The opening chapter of Neel Mukherjee’s new novel, Choice, features a near-perfect bait-and-switch: It begins with the kind of warm fuzzies generated by a James Herriot story and ends like a slasher movie’s blood-soaked climax. London-based publisher Ayush is about to read his twin toddlers, Masha and Sasha, a bedtime story—a short film, as it turns out. Masha and Sasha are excited because the video opens with shots of pigs (“Will Miss Piggy be there?”). Soon, the action shifts to scenes of butchery and bloodshed, for this is a vegan promotional video highlighting the poor living conditions and large-scale slaughter at a cattle farm.
The adjectives to describe the butchery are carefully chosen—“fudgy”, “gleeful”, “merry” —to evoke images of toddler gaiety, thereby heightening the dissonance between the children and the scenes unfolding before their eyes. No parent willingly traumatizes their children and it’s not like Ayush is deriving any pleasure from this exercise. He is showing his children this video because they eat meat. Later when his children still insist on eating meat, Ayush takes £200,000 from their education fund and donates it to various climate action charities. Ayush is a man with a heightened sense of social conscience and Mukherjee’s genius is to depict this simultaneously as a tragic flaw and perhaps the only real kind of heroism left in this world.
‘Economics is life and life is economics’, says Ayush’s husband Luke, a very well-paid economist who truly believes that “the market” will solve all of the world’s problems. At its heart, this is the hypothesis that the triptych-narrative in Choice interrogates through a series of thought experiments. The first story is of Ayush and Luke as they quarrel over Ayush’s escalating save-the-planet measures. The second story is from a manuscript Ayush is hoping to acquire, a short story collection called Yes, the World by the anonymous “M.N. Opie”. Here, a guilt-ridden academic becomes too close to her Eritrean taxi driver’s family after she, inebriated in the back seat, witnesses him running over a pedestrian.
The third story is the expansion of a throwaway anecdote Ayush hears about a rural Bengali family who is gifted a cow only to realize that they’ve in fact been handed a curse. The family, living hand to mouth for much of the year, struggles to provide food and straw for the cow. When the milk eventually arrives, it tastes funny and ends up making the family quite ill. In Premchand’s classic Hindi novel Godaan, the monomaniacal pursuit of a cow becomes the catalyst for issues of systemic caste-and-class-based oppression to surface. With Mukherjee, the cow itself symbolizes the problem with the hypothesis ‘life is economics’ when decoupled from socio-political realities, a philosophy like that brings nothing but misery.
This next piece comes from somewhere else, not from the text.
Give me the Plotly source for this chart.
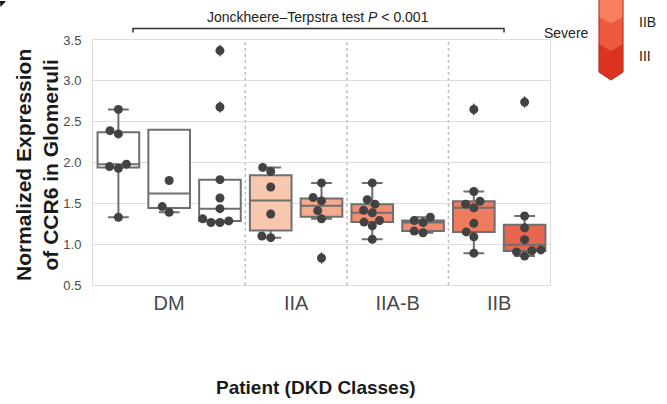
import numpy as np
import plotly.graph_objects as go

# ---------------- data ----------------
box_class = ["DM", "DM", "DM", "IIA", "IIA", "IIA-B", "IIA-B", "IIB", "IIB"]
dm_1 = [2.65, 2.39, 2.35, 1.98, 1.95, 1.93, 1.33]
dm_2 = [1.78, 1.46, 1.39, 4.26]
dm_3 = [3.37, 2.68, 1.79, 1.565, 1.435, 1.31, 1.285, 1.265, 1.265]
iia_1 = [1.94, 1.89, 1.70, 1.37, 1.10, 1.08]
iia_2 = [1.75, 1.57, 1.53, 1.41, 1.31, 0.83]
iiab_1 = [1.75, 1.545, 1.49, 1.415, 1.385, 1.29, 1.27, 1.225, 1.06]
iiab_2 = [1.33, 1.29, 1.265, 1.16, 1.14]
iib_1 = [2.65, 1.645, 1.525, 1.49, 1.445, 1.255, 1.15, 1.09, 0.89]
iib_2 = [2.74, 1.345, 1.20, 1.055, 0.93, 0.92, 0.905, 0.855]
box_data = [dm_1, dm_2, dm_3, iia_1, iia_2, iiab_1, iiab_2, iib_1, iib_2]
box_fill = ["#FFFFFF", "#FFFFFF", "#FFFFFF", "#F8C7B0", "#F6AA8E",
            "#F48E72", "#F28B6E", "#EF7B5F", "#E8664E"]
class_labels = ["DM", "IIA", "IIA-B", "IIB"]
y_ticks = [0.5, 1.0, 1.5, 2.0, 2.5, 3.0, 3.5]
legend_labels = ["IIB", "III"]
legend_colors = ["#F6805F", "#EC5A40", "#DB3322"]

# ---------------- layout constants ----------------
FW, FH = 667, 404
ML, MR, MT, MB = 93, 117, 40, 119
PW, PH = FW - ML - MR, FH - MT - MB
X_RANGE = [-0.5, len(box_data) - 0.5]
Y_RANGE = [0.5, 3.5]
px_x = PW / (X_RANGE[1] - X_RANGE[0])
px_y = PH / (Y_RANGE[1] - Y_RANGE[0])
DOT = 9
FONT = "Liberation Sans, Arial, sans-serif"
EDGE = "#6F6F6F"
DOTC = "#424242"


def fx(px):
    return (px - ML) / PW


def fy(py):
    return (MT + PH - py) / PH


def box_stats(vals):
    v = np.sort(np.asarray(vals, dtype=float))
    q1, med, q3 = np.percentile(v, [25, 50, 75])
    iqr = q3 - q1
    lo_lim, hi_lim = q1 - 1.5 * iqr, q3 + 1.5 * iqr
    ins_lo = v[v >= lo_lim]
    ins_hi = v[v <= hi_lim]
    lo = ins_lo.min() if ins_lo.size and ins_lo.min() <= q1 else q1
    hi = ins_hi.max() if ins_hi.size and ins_hi.max() >= q3 else q3
    fl = v[(v < lo) | (v > hi)]
    return q1, med, q3, lo, hi, fl


def swarm(vals, d=DOT):
    ypx = np.asarray(vals, dtype=float) * px_y
    order = np.argsort(ypx, kind="stable")
    placed = []
    offs = np.zeros(len(ypx))
    for i in order:
        y = ypx[i]
        nb = [(px, py) for px, py in placed if abs(py - y) < d]
        cands = [0.0]
        for px, py in nb:
            dx = np.sqrt(max(d * d - (py - y) ** 2, 0.0))
            cands += [px - dx, px + dx]
        cands = sorted(cands, key=lambda c: (abs(c), c))
        for c in cands:
            if all((c - px) ** 2 + (y - py) ** 2 >= d * d - 1e-6 for px, py in nb):
                break
        offs[i] = c
        placed.append((c, y))
    return offs / px_x


fig = go.Figure()

for i, vals in enumerate(box_data):
    q1, med, q3, lo, hi, fl = box_stats(vals)
    fig.add_trace(go.Box(
        x=[i], q1=[q1], median=[med], q3=[q3], lowerfence=[lo], upperfence=[hi],
        width=0.82, whiskerwidth=0.5, fillcolor=box_fill[i],
        line=dict(color=EDGE, width=2), boxpoints=False, hoverinfo="skip",
        showlegend=False))
    if len(fl):
        fig.add_trace(go.Scatter(
            x=[i] * len(fl), y=list(fl), mode="markers",
            marker=dict(symbol="diamond-tall", size=9, color=DOTC),
            hoverinfo="skip", showlegend=False))

for i, vals in enumerate(box_data):
    offs = swarm(vals)
    fig.add_trace(go.Scatter(
        x=i + offs, y=vals, mode="markers",
        marker=dict(size=DOT, color=DOTC, line=dict(width=0)),
        hoverinfo="skip", showlegend=False))

# category label positions and separators
cls_pos = [float(np.mean([i for i, c in enumerate(box_class) if c == lab])) for lab in class_labels]
seps = [i + 0.5 for i in range(len(box_class) - 1) if box_class[i] != box_class[i + 1]]

shapes = []
for s in seps:
    shapes.append(dict(type="line", xref="x", yref="paper", x0=s, x1=s, y0=0, y1=1,
                       line=dict(color="#BDBDBD", width=1.5, dash="dot"), layer="below"))

# significance bracket
shapes.append(dict(type="path", xref="paper", yref="paper",
                   path=f"M{fx(133)},{fy(32.5)} L{fx(133)},{fy(28.5)} L{fx(504)},{fy(28.5)} L{fx(504)},{fy(32.5)}",
                   line=dict(color="#333333", width=1.5)))

# chevron legend
L_, R_, C_ = 599, 623, 611
bounds = [(-10, -10), (17, 23), (44, 51), (72, 80)]
for k, col in enumerate(legend_colors):
    (ts, tc), (bs, bc) = bounds[k], bounds[k + 1]
    p = (f"M{fx(L_)},{fy(ts)} L{fx(C_)},{fy(tc)} L{fx(R_)},{fy(ts)} "
         f"L{fx(R_)},{fy(bs)} L{fx(C_)},{fy(bc)} L{fx(L_)},{fy(bs)} Z")
    shapes.append(dict(type="path", xref="paper", yref="paper", path=p,
                       fillcolor=col, line=dict(color=col, width=0.5)))
shapes.append(dict(type="path", xref="paper", yref="paper",
                   path=(f"M{fx(L_)},{fy(-10)} L{fx(L_)},{fy(72)} L{fx(C_)},{fy(80)} "
                         f"L{fx(R_)},{fy(72)} L{fx(R_)},{fy(-10)}"),
                   line=dict(color="#B8301E", width=1)))
# small mark at top-left corner
shapes.append(dict(type="path", xref="paper", yref="paper",
                   path=f"M{fx(0)},{fy(1)} L{fx(6)},{fy(1)} L{fx(0.5)},{fy(7)} Z",
                   fillcolor="#111111", line=dict(width=0)))

annotations = [
    dict(text="Jonckheere\u2013Terpstra test <i>P</i> < 0.001", xref="paper", yref="paper",
         x=fx(318), y=fy(17), xanchor="center", yanchor="middle", showarrow=False,
         font=dict(family=FONT, size=14, color="#222222")),
    dict(text="<b>Normalized Expression<br>of CCR6 in Glomeruli</b>", xref="paper", yref="paper",
         x=fx(37), y=fy(165), xanchor="center", yanchor="middle", textangle=-90, showarrow=False,
         font=dict(family=FONT, size=21, color="#1A1A1A")),
    dict(text="<b>Patient (DKD Classes)</b>", xref="paper", yref="paper",
         x=fx(316), y=fy(387), xanchor="center", yanchor="middle", showarrow=False,
         font=dict(family=FONT, size=19, color="#1A1A1A")),
    dict(text="Severe", xref="paper", yref="paper", x=fx(591), y=fy(33),
         xanchor="right", yanchor="middle", showarrow=False,
         font=dict(family=FONT, size=14, color="#222222")),
]
for lab, ypx in zip(legend_labels, [22, 56]):
    annotations.append(dict(text=lab, xref="paper", yref="paper", x=fx(637), y=fy(ypx),
                            xanchor="left", yanchor="middle", showarrow=False,
                            font=dict(family=FONT, size=14, color="#222222")))

fig.update_layout(
    width=FW, height=FH, margin=dict(l=ML, r=MR, t=MT, b=MB, autoexpand=False),
    paper_bgcolor="white", plot_bgcolor="white", boxmode="overlay",
    shapes=shapes, annotations=annotations, showlegend=False,
    xaxis=dict(range=X_RANGE, tickvals=cls_pos, ticktext=class_labels,
               showgrid=False, zeroline=False, showline=True, linecolor="#DDDDDD",
               linewidth=1, mirror=True, ticks="",
               tickfont=dict(family=FONT, size=20, color="#4A4A4A")),
    yaxis=dict(range=Y_RANGE, tickvals=y_ticks, tickformat=".1f",
               showgrid=True, gridcolor="#DDDDDD", gridwidth=1, zeroline=False,
               showline=True, linecolor="#DDDDDD", linewidth=1, mirror=True,
               ticks="outside", ticklen=8, tickcolor="rgba(0,0,0,0)",
               tickfont=dict(family=FONT, size=13, color="#4A4A4A")),
)

fig.write_html("out.html", config={"displayModeBar": False},
               post_script="document.body.style.margin='0px';document.body.style.overflow='hidden';")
Together, the three stories depict the collision of political and economic forces, when individual needs collide with the collective good. There are no real villains here, simply because of the empathy with which Mukherjee develops his characters. Luke is a hawkish, somewhat short-sighted neoliberal in his professional life, but inarguably a more thoughtful husband and father than Ayush. Ayush is well-read and well-intentioned, and strives to leave the world a better place, but he cannot seem to grasp the fact that he is punishing his children for the ecological damage that his generation has brought about. The triptych is a staple of early and medieval Christian art, generally used to display interconnected panels of a story. Similarly, in Choice, Ayush and Luke’s story can be considered the central panel, while the other two narratives flank the main story and enhance the reader’s understanding of the central panel’s conflicts and triggers. To an extent, this technique works-the story of the cow highlights Luke’s naivete ideological position, for example, while Ayush’s guilt-by-complicity at his consumption choices, and the amoral publishing industry he is a part of, nestle within the guilt of the drunk academic.
The novel is also a merciless satire of the publishing industry. Mukherjee clearly has strong views on the subject. In Ayush’s reading (and by extension, Mukherjee’s) the ‘life is economics’ dictum has polluted the publishing industry irrevocably and “the performance of literariness is important and does vital cultural work (i.e., economic work): it pushes the definition of literary towards whatever sells”.
Late in the book, Ayush corresponds with the mysterious M.N. Opie and they discuss the works of authors like J.M. Coetzee, where Big Ideas are centred, not tucked away in the interstices of the book. “Can ideas be discussed openly as ideas, or do they always need to be disguised under drama and action and emotional development and all that rubbish, like vegetables smuggled into food for children?” As Mukherjee’s writing proves resoundingly, idea-veggies need not be smuggled into the meat of the novel at all.